Request: Reproduce the material below line by line, beginning with its first line and ending with the line that contains "(filed) -- (expire.west);"; leave out pictures.

── Data lines

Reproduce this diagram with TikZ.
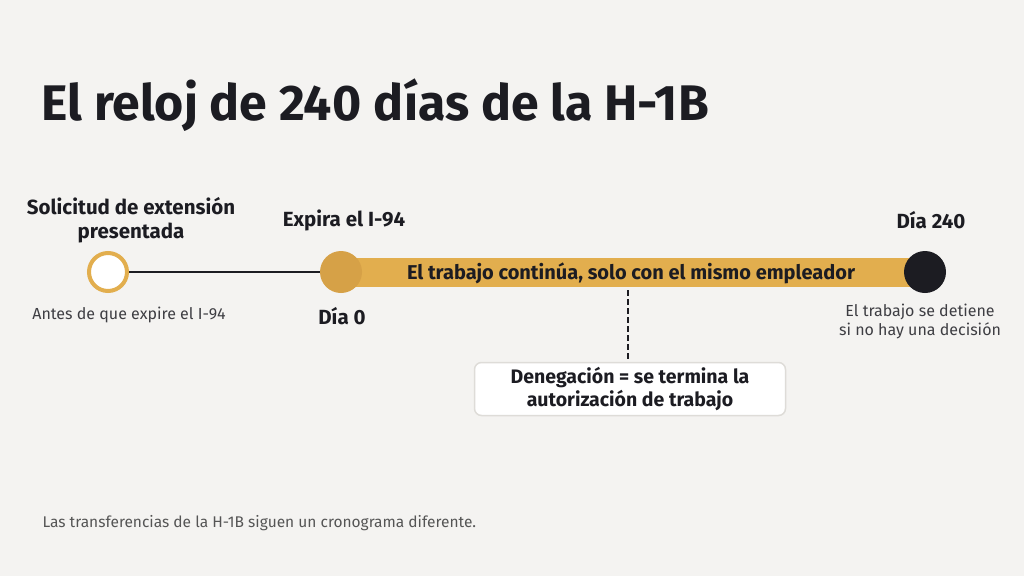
\documentclass[tikz,border=0pt]{standalone}
\usepackage{fontspec}
\setmainfont{Fira Sans}
\usepackage{tikz}
\usetikzlibrary{arrows.meta}

\definecolor{paper}{HTML}{F4F3F1}
\definecolor{gold}{HTML}{E2AE4E}
\definecolor{darkgold}{HTML}{D6A147}
\definecolor{ink}{HTML}{1C1C22}
\definecolor{note}{HTML}{555555}
\definecolor{boxline}{HTML}{DEDCD8}

\tikzset{
	heading/.style={font=\fontsize{20.5}{24}\selectfont\bfseries, text=ink, align=center},
	caption/.style={font=\fontsize{16}{19}\selectfont, text=ink!85, align=center},
	stop/.style={circle, minimum size=42pt, inner sep=0pt}
}

\begin{document}
\begin{tikzpicture}[x=1pt,y=-1pt]
	\useasboundingbox[fill=paper] (0,0) rectangle (1024,576);

	% title
	\node[anchor=base west, font=\fontsize{50}{60}\selectfont\bfseries, text=ink] (title) at (38,120) {El reloj de 240 días de la H-1B};

	% bar between day 0 and day 240
	\path[fill=gold] (341,258) rectangle (925,287);
	\node[font=\fontsize{20}{22}\selectfont\bfseries, text=ink] (bar) at (631,273) {El trabajo continúa, solo con el mismo empleador};

	% stops on the line
	\node[stop, draw=gold, line width=4pt, fill=white, minimum size=38pt] (filed) at (108,272) {};
	\node[stop, fill=darkgold] (expire) at (341,272) {};
	\node[stop, fill=ink] (end) at (925,272) {};
	\path[draw, ink, line width=2.5pt] (filed) -- (expire.west);

	% labels above
	\node[heading] (filedlab) at (131,220) {Solicitud de extensión\\presentada};
	\node[heading] (expirelab) at (344,220) {Expira el I-94};
	\node[heading] (endlab) at (931,220) {Día 240};

	% labels below
	\node[caption] (filedsub) at (129,315) {Antes de que expire el I-94};
	\node[heading] (expiresub) at (342,316) {Día 0};
	\node[caption] (endsub) at (920,321) {El trabajo se detiene\\si no hay una decisión};

	% denial box
	\node[draw=boxline, line width=1.5pt, fill=white, rounded corners=7pt, minimum width=311pt, minimum height=53pt, heading, font=\fontsize{19.5}{23}\selectfont\bfseries] (deny) at (630,389) {Denegación = se termina la\\autorización de trabajo};
	\path[draw, ink, line width=1.5pt, dash pattern=on 6pt off 3pt] (628,290) -- (deny.north -| 628,0);

	% footnote
	\node[anchor=base west, font=\fontsize{15.5}{17}\selectfont, text=note] (foot) at (39,527) {Las transferencias de la H-1B siguen un cronograma diferente.};
\end{tikzpicture}
\end{document}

────

Solution:
Reproduce this diagram with TikZ.
\documentclass[tikz,border=0pt]{standalone}
\usepackage{fontspec}
\setmainfont{Fira Sans}
\usepackage{tikz}
\usetikzlibrary{arrows.meta}

\definecolor{paper}{HTML}{F4F3F1}
\definecolor{gold}{HTML}{E2AE4E}
\definecolor{darkgold}{HTML}{D6A147}
\definecolor{ink}{HTML}{1C1C22}
\definecolor{note}{HTML}{555555}
\definecolor{boxline}{HTML}{DEDCD8}

\tikzset{
	heading/.style={font=\fontsize{20.5}{24}\selectfont\bfseries, text=ink, align=center},
	caption/.style={font=\fontsize{16}{19}\selectfont, text=ink!85, align=center},
	stop/.style={circle, minimum size=42pt, inner sep=0pt}
}

\begin{document}
\begin{tikzpicture}[x=1pt,y=-1pt]
	\useasboundingbox[fill=paper] (0,0) rectangle (1024,576);

	% title
	\node[anchor=base west, font=\fontsize{50}{60}\selectfont\bfseries, text=ink] (title) at (38,120) {El reloj de 240 días de la H-1B};

	% bar between day 0 and day 240
	\path[fill=gold] (341,258) rectangle (925,287);
	\node[font=\fontsize{20}{22}\selectfont\bfseries, text=ink] (bar) at (631,273) {El trabajo continúa, solo con el mismo empleador};

	% stops on the line
	\node[stop, draw=gold, line width=4pt, fill=white, minimum size=38pt] (filed) at (108,272) {};
	\node[stop, fill=darkgold] (expire) at (341,272) {};
	\node[stop, fill=ink] (end) at (925,272) {};
	\path[draw, ink, line width=2.5pt] (filed) -- (expire.west);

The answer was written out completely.